_SHORT TASK_
For the data below, transcribe the part that opens with the line containing "Clone this chart in seaborn and matplotlib." and closes with the line containing "0.960, 0.956, 0.956, 0.958, 0.958]", exactly and with no pictures.

_ENTRIES SHOWN_
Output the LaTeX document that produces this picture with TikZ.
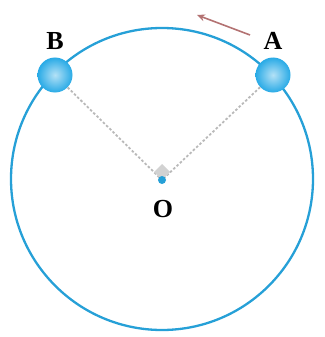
\documentclass[tikz,border=0pt]{standalone}
\usepackage{tikz}
\usepackage{fontspec}
\setmainfont{Liberation Serif}
\usetikzlibrary{arrows.meta,positioning,calc}
\definecolor{ringblue}{RGB}{38,160,215}
\definecolor{ballblue}{RGB}{40,170,230}

\begin{document}
\begin{tikzpicture}[x=1pt, y=-1pt, font=\bfseries\fontsize{26}{30}\selectfont]
\useasboundingbox (0,0) rectangle (324,337);
\tikzset{
  ball/.style={circle, minimum size=35pt, inner sep=0pt, inner color=ballblue!35!white, outer color=ballblue},
  radius line/.style={gray!55, dash pattern=on 2.5pt off 2pt, line width=1.8pt}
}
% the ring
\draw[ringblue, line width=2.3pt] (162,179) circle[radius=151];
\coordinate (O) at (162,180);

% radius lines and right-angle mark
\node[ball] (A) at (273,75) {};
\node[ball] (B) at (55,75) {};
\draw[radius line] (B) -- (O);
\draw[radius line] (A) -- (O);
\fill[gray!35] (O) -- ++(-8,-8) -- ++(8,-8) -- ++(8,8) -- cycle;
\fill[ringblue] (O) circle[radius=4];

\node (lA) at (273,41) {A};
\node (lB) at (55,41) {B};
\node (lO) at (163,209) {O};

% direction of motion
\coordinate (t0) at (250,35);
\coordinate (t1) at (197,15);
\draw[-{Stealth[length=8pt,width=7pt]}, line width=1.6pt, red!30!gray!85] (t0) -- (t1);
\end{tikzpicture}
\end{document}
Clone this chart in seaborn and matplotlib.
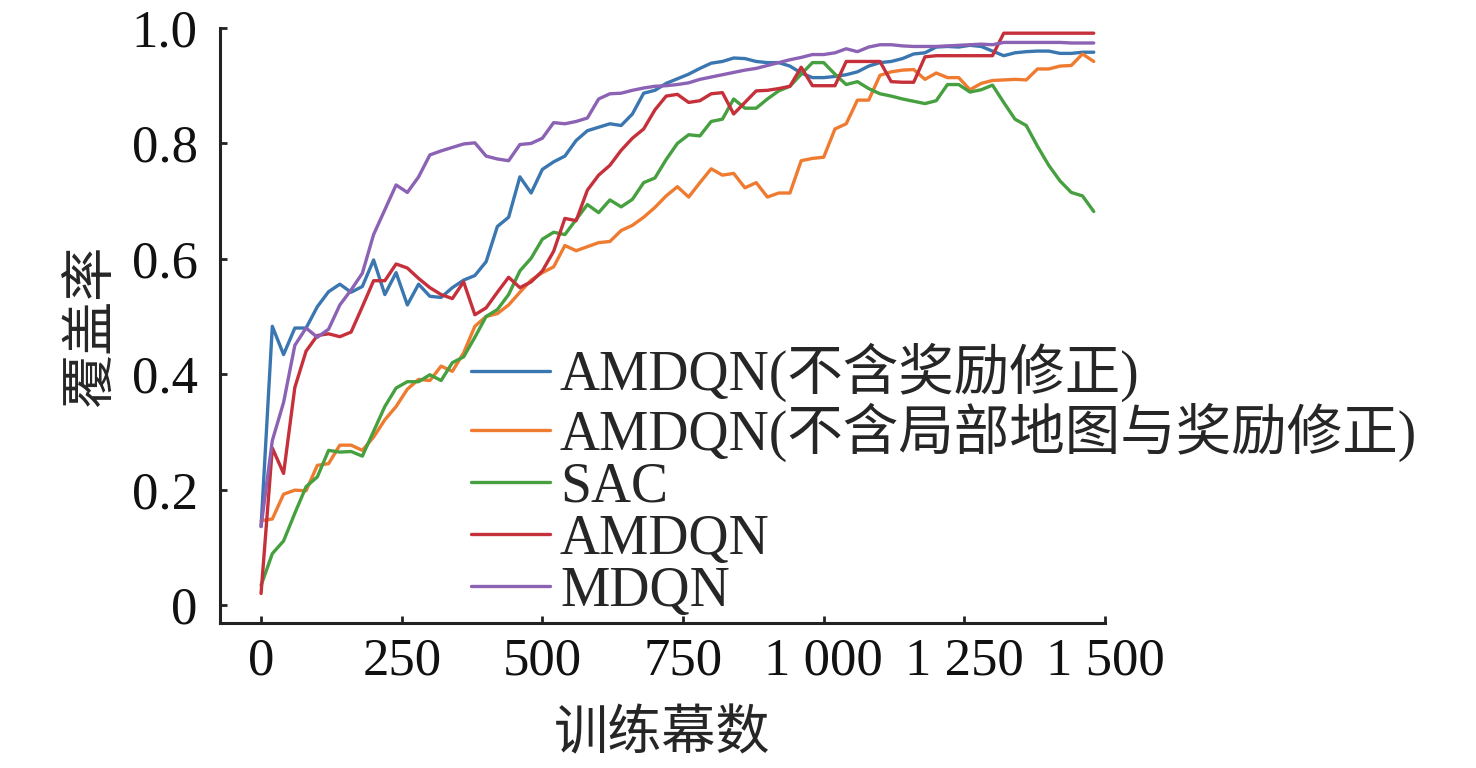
import numpy as np
import pandas as pd
import seaborn as sns
import matplotlib.pyplot as plt
import matplotlib.ticker as mticker

# coverage rate vs training episodes, sampled every 20 episodes
episodes = np.arange(0, 1500, 20)

amdqn_no_reward = [0.136, 0.483, 0.434, 0.480, 0.480, 0.517, 0.543, 0.556, 0.542, 0.552,
                   0.598, 0.538, 0.576, 0.520, 0.556, 0.535, 0.533, 0.550, 0.563, 0.571,
                   0.595, 0.656, 0.672, 0.742, 0.714, 0.755, 0.768, 0.778, 0.805, 0.822,
                   0.828, 0.834, 0.831, 0.851, 0.887, 0.892, 0.904, 0.912, 0.920, 0.930,
                   0.939, 0.942, 0.948, 0.947, 0.942, 0.940, 0.940, 0.934, 0.922, 0.914,
                   0.914, 0.916, 0.919, 0.924, 0.934, 0.940, 0.942, 0.947, 0.955, 0.957,
                   0.967, 0.968, 0.967, 0.970, 0.968, 0.960, 0.952, 0.957, 0.959, 0.960,
                   0.960, 0.956, 0.956, 0.958, 0.958]

amdqn_no_map_reward = [0.146, 0.149, 0.192, 0.199, 0.198, 0.242, 0.245, 0.277, 0.277, 0.268,
                       0.291, 0.321, 0.344, 0.374, 0.391, 0.389, 0.414, 0.405, 0.437, 0.483,
                       0.500, 0.505, 0.520, 0.542, 0.563, 0.576, 0.586, 0.623, 0.614, 0.621,
                       0.628, 0.630, 0.649, 0.658, 0.672, 0.689, 0.709, 0.725, 0.707, 0.732,
                       0.756, 0.745, 0.748, 0.723, 0.732, 0.707, 0.714, 0.714, 0.770, 0.774,
                       0.776, 0.825, 0.834, 0.875, 0.875, 0.918, 0.924, 0.927, 0.928, 0.911,
                       0.922, 0.914, 0.914, 0.893, 0.904, 0.909, 0.910, 0.911, 0.910, 0.929,
                       0.929, 0.934, 0.935, 0.955, 0.942]

sac = [0.034, 0.089, 0.111, 0.159, 0.205, 0.222, 0.268, 0.265, 0.266, 0.258,
       0.301, 0.344, 0.376, 0.387, 0.387, 0.399, 0.389, 0.420, 0.430, 0.464,
       0.500, 0.512, 0.538, 0.579, 0.601, 0.634, 0.646, 0.642, 0.668, 0.694,
       0.680, 0.702, 0.690, 0.703, 0.732, 0.740, 0.772, 0.800, 0.815, 0.813,
       0.838, 0.842, 0.877, 0.861, 0.861, 0.877, 0.891, 0.899, 0.920, 0.940,
       0.940, 0.920, 0.902, 0.907, 0.895, 0.886, 0.882, 0.877, 0.873, 0.869,
       0.874, 0.902, 0.902, 0.889, 0.893, 0.901, 0.871, 0.842, 0.831, 0.795,
       0.762, 0.735, 0.715, 0.709, 0.682]

amdqn = [0.020, 0.272, 0.228, 0.377, 0.440, 0.467, 0.470, 0.465, 0.473, 0.517,
         0.562, 0.562, 0.591, 0.584, 0.566, 0.550, 0.538, 0.531, 0.560, 0.503,
         0.515, 0.542, 0.568, 0.550, 0.560, 0.579, 0.613, 0.670, 0.666, 0.719,
         0.745, 0.762, 0.788, 0.809, 0.825, 0.858, 0.882, 0.885, 0.871, 0.874,
         0.886, 0.888, 0.851, 0.871, 0.891, 0.892, 0.895, 0.899, 0.932, 0.900,
         0.900, 0.900, 0.942, 0.942, 0.942, 0.942, 0.907, 0.906, 0.906, 0.950,
         0.952, 0.952, 0.952, 0.952, 0.952, 0.952, 0.991, 0.991, 0.991, 0.991,
         0.991, 0.991, 0.991, 0.991, 0.991]

mdqn = [0.136, 0.285, 0.351, 0.450, 0.480, 0.464, 0.478, 0.520, 0.546, 0.575,
        0.642, 0.685, 0.728, 0.715, 0.742, 0.780, 0.787, 0.793, 0.799, 0.801,
        0.778, 0.773, 0.770, 0.798, 0.800, 0.809, 0.836, 0.834, 0.838, 0.844,
        0.877, 0.886, 0.887, 0.892, 0.896, 0.899, 0.900, 0.902, 0.905, 0.911,
        0.915, 0.919, 0.923, 0.927, 0.930, 0.935, 0.940, 0.945, 0.949, 0.954,
        0.954, 0.957, 0.964, 0.959, 0.967, 0.971, 0.971, 0.969, 0.968, 0.968,
        0.968, 0.969, 0.970, 0.971, 0.972, 0.971, 0.975, 0.975, 0.975, 0.975,
        0.975, 0.975, 0.974, 0.974, 0.974]

methods = ["AMDQN(不含奖励修正)", "AMDQN(不含局部地图与奖励修正)", "SAC", "AMDQN", "MDQN"]
series = [amdqn_no_reward, amdqn_no_map_reward, sac, amdqn, mdqn]
colors = ["#3a76b0", "#ef7b31", "#46a03f", "#c5303a", "#8b62b4"]

rows = []
for name, vals in zip(methods, series):
    for ep, v in zip(episodes, vals):
        rows.append((ep, v, name))
df = pd.DataFrame(rows, columns=["episode", "coverage", "method"])

sns.set_style("ticks")
plt.rcParams['font.family'] = ['Liberation Serif', 'Noto Sans CJK SC']
plt.rcParams['axes.unicode_minus'] = False

fig = plt.figure(figsize=(14.76, 7.68), dpi=100)
ax = fig.add_axes([220 / 1476, (768 - 622.7) / 768, (1105 - 220) / 1476, (622.7 - 28) / 768])

sns.lineplot(data=df, x="episode", y="coverage", hue="method", hue_order=methods,
             palette=colors, linewidth=2.4, ax=ax)

ax.set_xlim(-73, 1500)
ax.set_ylim(-0.0307, 1.0)
ax.set_xticks([0, 250, 500, 750, 1000, 1250, 1500])
ax.set_xticklabels(["0", "250", "500", "750", "1 000", "1 250", "1 500"])
ax.set_yticks([0, 0.2, 0.4, 0.6, 0.8, 1.0])
ax.set_yticklabels(["0", "0.2", "0.4", "0.6", "0.8", "1.0"])

for side in ["top", "right"]:
    ax.spines[side].set_visible(False)
for side in ["left", "bottom"]:
    ax.spines[side].set_linewidth(2.2)
    ax.spines[side].set_color("#222222")

ax.tick_params(axis="both", direction="in", length=5, width=2, colors="#222222",
               labelsize=38, labelcolor="#111111")
ax.tick_params(axis="y", pad=16)
ax.tick_params(axis="x", pad=11)

ax.set_xlabel("训练幕数", fontsize=39, labelpad=18)
ax.set_ylabel("覆盖率", fontsize=39, labelpad=10)

handles, labels = ax.get_legend_handles_labels()
ax.legend(handles, labels, loc="upper left", bbox_to_anchor=(471 / 1476, 1 - 343 / 768),
          bbox_transform=fig.transFigure, frameon=False, fontsize=40,
          handlelength=1.42, handletextpad=0.18, labelspacing=0.0,
          borderpad=0, borderaxespad=0)

plt.savefig("out.png", dpi=100)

_RIGHT ANSWER_
Clone this chart in seaborn and matplotlib.
import numpy as np
import pandas as pd
import seaborn as sns
import matplotlib.pyplot as plt
import matplotlib.ticker as mticker

# coverage rate vs training episodes, sampled every 20 episodes
episodes = np.arange(0, 1500, 20)

amdqn_no_reward = [0.136, 0.483, 0.434, 0.480, 0.480, 0.517, 0.543, 0.556, 0.542, 0.552,
                   0.598, 0.538, 0.576, 0.520, 0.556, 0.535, 0.533, 0.550, 0.563, 0.571,
                   0.595, 0.656, 0.672, 0.742, 0.714, 0.755, 0.768, 0.778, 0.805, 0.822,
                   0.828, 0.834, 0.831, 0.851, 0.887, 0.892, 0.904, 0.912, 0.920, 0.930,
                   0.939, 0.942, 0.948, 0.947, 0.942, 0.940, 0.940, 0.934, 0.922, 0.914,
                   0.914, 0.916, 0.919, 0.924, 0.934, 0.940, 0.942, 0.947, 0.955, 0.957,
                   0.967, 0.968, 0.967, 0.970, 0.968, 0.960, 0.952, 0.957, 0.959, 0.960,
                   0.960, 0.956, 0.956, 0.958, 0.958]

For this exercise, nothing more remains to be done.